◆ The problem ◆
Will you repeat only the lines from the one with "Generate a web" through the one with "const yTicks = [-5, 0, 5, 10, 15, 20, 25];", both included, leaving every picture out?

◆ Records shown ◆
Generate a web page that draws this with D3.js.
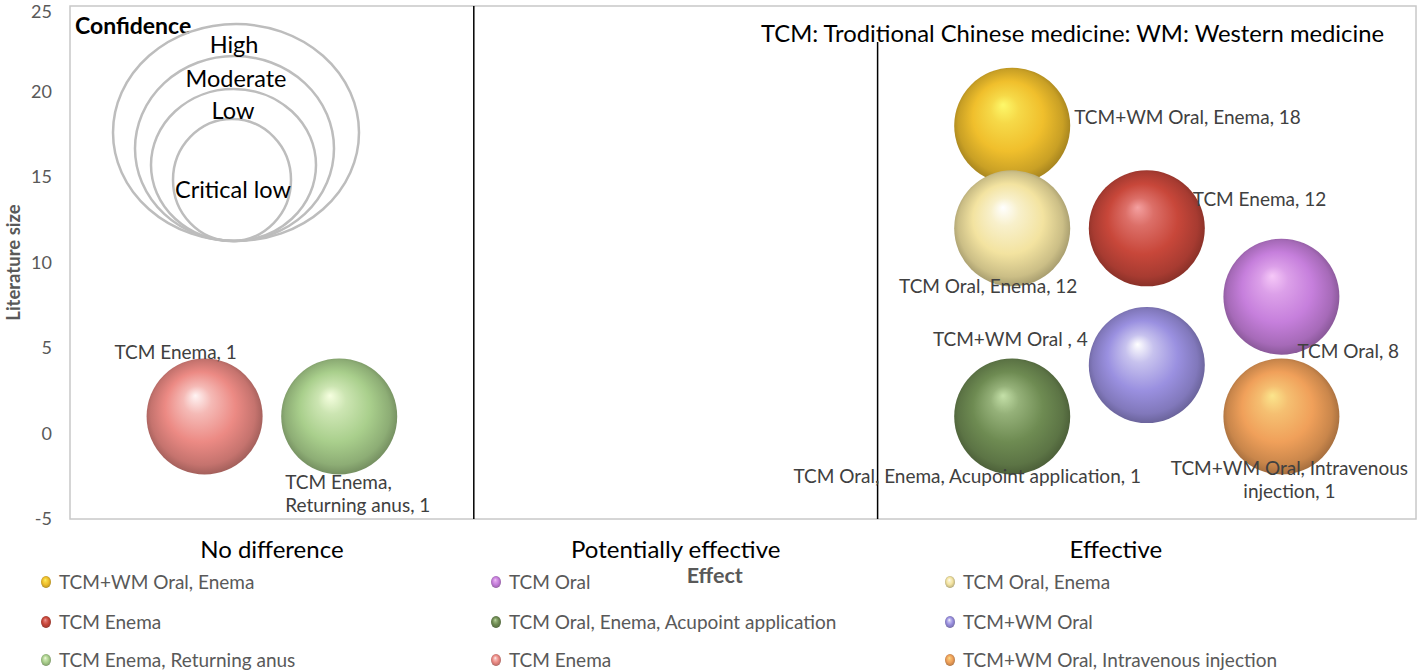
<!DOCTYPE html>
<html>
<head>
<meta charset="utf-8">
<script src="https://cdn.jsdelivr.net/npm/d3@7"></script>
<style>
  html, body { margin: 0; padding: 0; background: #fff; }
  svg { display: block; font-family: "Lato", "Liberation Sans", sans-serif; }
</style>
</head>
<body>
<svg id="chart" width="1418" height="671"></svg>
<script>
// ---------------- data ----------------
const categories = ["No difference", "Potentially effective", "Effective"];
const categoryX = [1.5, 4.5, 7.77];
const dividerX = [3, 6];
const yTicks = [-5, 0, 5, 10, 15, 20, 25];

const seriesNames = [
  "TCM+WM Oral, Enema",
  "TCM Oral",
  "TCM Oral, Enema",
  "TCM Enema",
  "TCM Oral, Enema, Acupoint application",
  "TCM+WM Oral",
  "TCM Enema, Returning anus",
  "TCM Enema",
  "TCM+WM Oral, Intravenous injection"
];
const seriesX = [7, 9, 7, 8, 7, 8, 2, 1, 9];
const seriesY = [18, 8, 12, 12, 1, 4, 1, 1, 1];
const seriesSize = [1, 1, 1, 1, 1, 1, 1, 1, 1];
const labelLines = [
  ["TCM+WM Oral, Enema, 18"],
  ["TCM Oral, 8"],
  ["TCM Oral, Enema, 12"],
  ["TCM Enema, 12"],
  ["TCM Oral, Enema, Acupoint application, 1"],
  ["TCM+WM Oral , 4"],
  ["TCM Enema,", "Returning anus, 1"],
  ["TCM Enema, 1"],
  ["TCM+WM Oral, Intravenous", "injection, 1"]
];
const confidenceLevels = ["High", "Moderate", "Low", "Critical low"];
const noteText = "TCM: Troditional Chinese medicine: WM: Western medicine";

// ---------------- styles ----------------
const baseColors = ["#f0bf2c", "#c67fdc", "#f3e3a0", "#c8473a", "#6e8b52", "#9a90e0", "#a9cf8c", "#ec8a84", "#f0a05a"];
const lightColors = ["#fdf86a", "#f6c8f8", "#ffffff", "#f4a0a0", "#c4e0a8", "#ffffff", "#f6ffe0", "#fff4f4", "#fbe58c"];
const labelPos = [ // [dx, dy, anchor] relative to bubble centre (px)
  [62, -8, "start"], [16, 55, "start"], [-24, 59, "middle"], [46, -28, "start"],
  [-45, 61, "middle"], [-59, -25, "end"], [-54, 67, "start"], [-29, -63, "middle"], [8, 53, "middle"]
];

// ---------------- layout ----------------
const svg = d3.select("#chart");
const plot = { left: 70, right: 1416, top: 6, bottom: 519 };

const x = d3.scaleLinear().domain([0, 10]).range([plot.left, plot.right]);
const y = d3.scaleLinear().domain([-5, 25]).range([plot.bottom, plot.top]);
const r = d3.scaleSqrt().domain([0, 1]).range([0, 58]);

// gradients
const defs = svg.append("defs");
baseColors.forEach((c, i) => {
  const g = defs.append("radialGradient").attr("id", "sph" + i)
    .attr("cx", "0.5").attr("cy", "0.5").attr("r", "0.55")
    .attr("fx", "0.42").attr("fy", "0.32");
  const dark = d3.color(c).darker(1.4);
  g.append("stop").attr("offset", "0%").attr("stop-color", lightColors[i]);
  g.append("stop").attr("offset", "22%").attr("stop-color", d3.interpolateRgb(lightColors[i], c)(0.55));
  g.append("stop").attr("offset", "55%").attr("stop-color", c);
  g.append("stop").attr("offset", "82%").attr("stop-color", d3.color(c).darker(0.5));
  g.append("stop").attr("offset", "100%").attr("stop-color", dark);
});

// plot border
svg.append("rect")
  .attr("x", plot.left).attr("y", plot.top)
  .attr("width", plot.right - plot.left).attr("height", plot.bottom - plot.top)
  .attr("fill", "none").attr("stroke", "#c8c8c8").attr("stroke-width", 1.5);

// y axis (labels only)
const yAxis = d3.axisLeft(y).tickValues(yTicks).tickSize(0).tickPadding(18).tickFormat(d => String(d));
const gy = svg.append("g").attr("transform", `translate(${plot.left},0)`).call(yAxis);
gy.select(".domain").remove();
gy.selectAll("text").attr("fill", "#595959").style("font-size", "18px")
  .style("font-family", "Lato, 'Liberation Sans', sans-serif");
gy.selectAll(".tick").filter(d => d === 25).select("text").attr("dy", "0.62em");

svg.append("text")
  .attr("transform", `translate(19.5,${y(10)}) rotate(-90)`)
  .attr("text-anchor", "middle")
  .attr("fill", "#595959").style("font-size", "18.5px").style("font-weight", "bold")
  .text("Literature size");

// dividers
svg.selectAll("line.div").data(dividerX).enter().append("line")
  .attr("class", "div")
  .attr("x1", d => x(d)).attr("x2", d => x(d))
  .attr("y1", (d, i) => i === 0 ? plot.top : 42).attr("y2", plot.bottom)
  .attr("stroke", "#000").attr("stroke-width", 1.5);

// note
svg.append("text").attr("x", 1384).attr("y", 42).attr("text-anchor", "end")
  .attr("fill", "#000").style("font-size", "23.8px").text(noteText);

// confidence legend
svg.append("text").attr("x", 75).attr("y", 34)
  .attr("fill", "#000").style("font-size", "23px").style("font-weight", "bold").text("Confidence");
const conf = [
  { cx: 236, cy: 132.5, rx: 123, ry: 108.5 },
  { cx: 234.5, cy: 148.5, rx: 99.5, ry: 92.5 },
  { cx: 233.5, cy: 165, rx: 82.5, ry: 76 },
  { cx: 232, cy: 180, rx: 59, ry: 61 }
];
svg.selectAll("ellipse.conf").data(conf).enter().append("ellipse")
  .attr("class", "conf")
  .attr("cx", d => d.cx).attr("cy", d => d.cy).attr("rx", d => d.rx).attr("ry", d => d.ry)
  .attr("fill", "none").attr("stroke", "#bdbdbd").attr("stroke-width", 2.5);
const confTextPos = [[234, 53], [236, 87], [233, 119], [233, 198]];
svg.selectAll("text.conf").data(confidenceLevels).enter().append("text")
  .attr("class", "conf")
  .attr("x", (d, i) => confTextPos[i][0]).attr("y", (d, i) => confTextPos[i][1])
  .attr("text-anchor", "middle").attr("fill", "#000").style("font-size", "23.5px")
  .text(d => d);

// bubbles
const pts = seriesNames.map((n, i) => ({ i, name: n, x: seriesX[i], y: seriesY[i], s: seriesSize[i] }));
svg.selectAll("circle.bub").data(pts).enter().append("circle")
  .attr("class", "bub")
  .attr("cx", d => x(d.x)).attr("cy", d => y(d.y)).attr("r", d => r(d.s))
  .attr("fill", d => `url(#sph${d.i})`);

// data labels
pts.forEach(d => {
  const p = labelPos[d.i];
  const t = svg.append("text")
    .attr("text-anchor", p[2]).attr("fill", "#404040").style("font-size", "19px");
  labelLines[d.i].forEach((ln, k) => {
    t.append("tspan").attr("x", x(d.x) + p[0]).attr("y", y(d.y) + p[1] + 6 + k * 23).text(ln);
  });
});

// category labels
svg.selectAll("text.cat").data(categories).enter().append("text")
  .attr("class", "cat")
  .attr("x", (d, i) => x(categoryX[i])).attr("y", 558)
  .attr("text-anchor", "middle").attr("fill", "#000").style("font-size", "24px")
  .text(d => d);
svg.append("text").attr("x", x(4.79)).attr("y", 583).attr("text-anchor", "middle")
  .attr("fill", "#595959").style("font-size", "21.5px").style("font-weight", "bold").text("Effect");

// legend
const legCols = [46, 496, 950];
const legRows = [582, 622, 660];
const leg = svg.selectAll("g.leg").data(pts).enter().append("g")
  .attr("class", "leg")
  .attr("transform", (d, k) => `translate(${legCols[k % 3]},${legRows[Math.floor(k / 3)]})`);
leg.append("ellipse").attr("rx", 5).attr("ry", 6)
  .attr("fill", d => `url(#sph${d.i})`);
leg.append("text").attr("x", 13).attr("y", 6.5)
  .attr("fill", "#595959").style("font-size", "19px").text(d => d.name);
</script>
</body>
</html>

==

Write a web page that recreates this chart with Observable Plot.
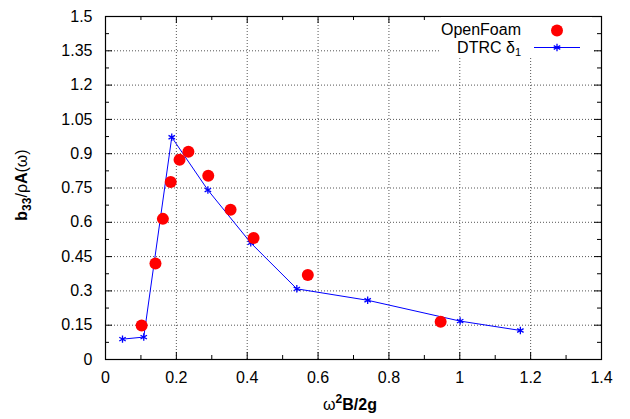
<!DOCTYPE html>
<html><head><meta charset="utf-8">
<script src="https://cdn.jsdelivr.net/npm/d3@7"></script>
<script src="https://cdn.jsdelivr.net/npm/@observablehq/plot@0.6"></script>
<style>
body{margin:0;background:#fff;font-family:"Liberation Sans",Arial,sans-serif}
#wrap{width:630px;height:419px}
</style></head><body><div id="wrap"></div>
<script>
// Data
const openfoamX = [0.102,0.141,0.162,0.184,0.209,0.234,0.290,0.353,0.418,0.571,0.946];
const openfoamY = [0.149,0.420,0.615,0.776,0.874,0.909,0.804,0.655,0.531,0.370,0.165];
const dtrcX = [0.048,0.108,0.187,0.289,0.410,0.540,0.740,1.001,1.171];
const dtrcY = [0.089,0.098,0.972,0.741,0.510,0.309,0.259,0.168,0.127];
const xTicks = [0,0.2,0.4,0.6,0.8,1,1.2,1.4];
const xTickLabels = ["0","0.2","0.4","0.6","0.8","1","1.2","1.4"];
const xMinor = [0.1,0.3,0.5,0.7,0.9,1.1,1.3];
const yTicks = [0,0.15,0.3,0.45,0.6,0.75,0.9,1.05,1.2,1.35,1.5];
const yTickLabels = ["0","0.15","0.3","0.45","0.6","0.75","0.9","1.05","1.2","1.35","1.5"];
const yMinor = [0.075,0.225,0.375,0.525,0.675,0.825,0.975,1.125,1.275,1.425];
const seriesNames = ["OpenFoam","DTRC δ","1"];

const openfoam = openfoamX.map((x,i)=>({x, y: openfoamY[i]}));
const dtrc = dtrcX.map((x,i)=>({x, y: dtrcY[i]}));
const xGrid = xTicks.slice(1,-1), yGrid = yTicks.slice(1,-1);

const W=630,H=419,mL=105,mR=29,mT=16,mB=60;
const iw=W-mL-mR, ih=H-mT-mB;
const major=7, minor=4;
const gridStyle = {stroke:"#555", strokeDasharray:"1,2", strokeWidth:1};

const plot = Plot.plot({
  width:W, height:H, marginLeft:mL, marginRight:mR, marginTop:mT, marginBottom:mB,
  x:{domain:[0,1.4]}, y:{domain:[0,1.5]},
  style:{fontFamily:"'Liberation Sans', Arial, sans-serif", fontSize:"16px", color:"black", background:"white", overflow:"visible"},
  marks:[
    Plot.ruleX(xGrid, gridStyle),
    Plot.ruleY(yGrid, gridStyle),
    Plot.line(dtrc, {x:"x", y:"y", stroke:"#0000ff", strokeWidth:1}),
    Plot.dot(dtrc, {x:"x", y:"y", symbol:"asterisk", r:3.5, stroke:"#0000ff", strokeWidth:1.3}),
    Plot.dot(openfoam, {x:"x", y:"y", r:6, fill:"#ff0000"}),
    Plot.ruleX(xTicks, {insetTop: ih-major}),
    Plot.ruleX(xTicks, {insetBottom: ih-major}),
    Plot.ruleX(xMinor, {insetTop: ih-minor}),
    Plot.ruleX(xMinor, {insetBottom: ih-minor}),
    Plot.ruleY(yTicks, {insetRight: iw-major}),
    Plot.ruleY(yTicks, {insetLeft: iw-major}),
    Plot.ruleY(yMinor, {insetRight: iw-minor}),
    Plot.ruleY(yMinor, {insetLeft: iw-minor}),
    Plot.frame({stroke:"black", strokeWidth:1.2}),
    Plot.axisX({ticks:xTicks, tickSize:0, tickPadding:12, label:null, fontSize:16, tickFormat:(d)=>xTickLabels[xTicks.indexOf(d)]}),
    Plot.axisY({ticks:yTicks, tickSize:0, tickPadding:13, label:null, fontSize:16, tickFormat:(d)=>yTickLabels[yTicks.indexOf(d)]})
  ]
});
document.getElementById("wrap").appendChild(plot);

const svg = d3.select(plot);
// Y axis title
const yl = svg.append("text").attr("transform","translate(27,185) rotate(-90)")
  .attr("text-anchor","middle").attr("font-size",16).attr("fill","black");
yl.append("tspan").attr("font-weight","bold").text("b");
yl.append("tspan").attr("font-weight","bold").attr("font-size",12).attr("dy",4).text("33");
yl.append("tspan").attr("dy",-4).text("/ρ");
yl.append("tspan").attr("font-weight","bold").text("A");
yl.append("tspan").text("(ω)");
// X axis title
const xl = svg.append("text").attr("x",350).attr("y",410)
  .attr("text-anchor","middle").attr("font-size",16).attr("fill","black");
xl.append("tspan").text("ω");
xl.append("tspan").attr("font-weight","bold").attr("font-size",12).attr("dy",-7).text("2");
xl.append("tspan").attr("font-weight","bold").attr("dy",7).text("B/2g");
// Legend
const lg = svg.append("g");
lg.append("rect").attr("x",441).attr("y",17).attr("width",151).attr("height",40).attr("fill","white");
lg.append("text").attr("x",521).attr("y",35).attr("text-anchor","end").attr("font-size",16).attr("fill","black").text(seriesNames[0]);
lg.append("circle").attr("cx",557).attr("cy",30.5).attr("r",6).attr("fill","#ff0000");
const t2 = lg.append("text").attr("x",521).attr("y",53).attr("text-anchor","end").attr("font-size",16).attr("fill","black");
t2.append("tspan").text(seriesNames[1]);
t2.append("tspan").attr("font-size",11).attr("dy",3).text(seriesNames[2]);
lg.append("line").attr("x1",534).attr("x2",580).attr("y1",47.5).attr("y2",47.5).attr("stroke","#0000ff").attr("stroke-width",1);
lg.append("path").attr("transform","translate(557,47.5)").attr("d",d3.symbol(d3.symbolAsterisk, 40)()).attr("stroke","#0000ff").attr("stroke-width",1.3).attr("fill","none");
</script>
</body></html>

* * *

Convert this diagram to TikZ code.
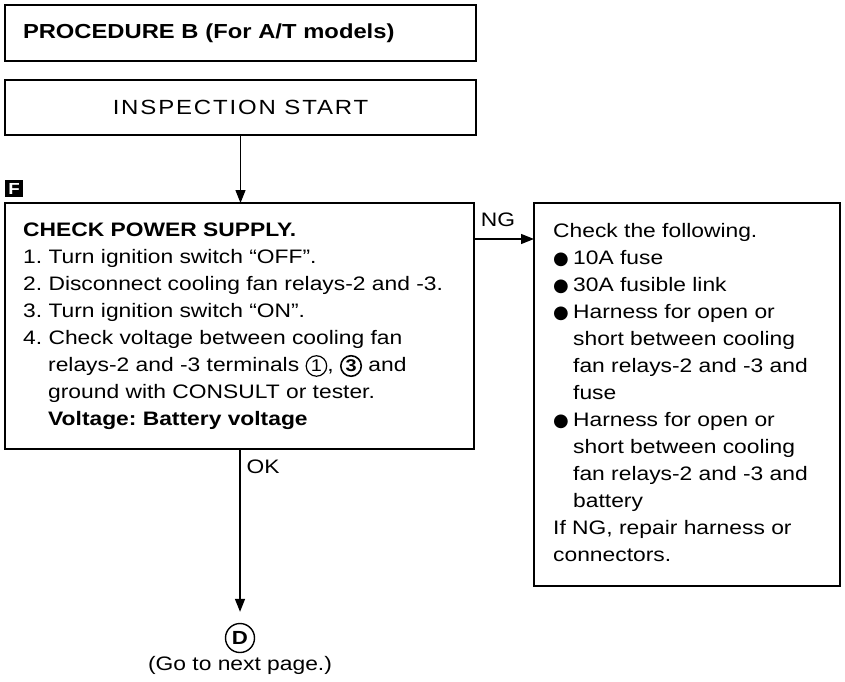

◆ Finished exercise ◆
Generate a web page that draws this with D3.js.
<!DOCTYPE html>
<html>
<head>
<meta charset="utf-8">
<script src="https://cdn.jsdelivr.net/npm/d3@7"></script>
<style>
  html, body { margin: 0; padding: 0; background: #fff; }
  svg { display: block; font-family: "Lato", "Liberation Sans", sans-serif; }
</style>
</head>
<body>
<svg id="chart" width="1418" height="671"></svg>
<script>
// ---------------- data ----------------
const categories = ["No difference", "Potentially effective", "Effective"];
const categoryX = [1.5, 4.5, 7.77];
const dividerX = [3, 6];
const yTicks = [-5, 0, 5, 10, 15, 20, 25];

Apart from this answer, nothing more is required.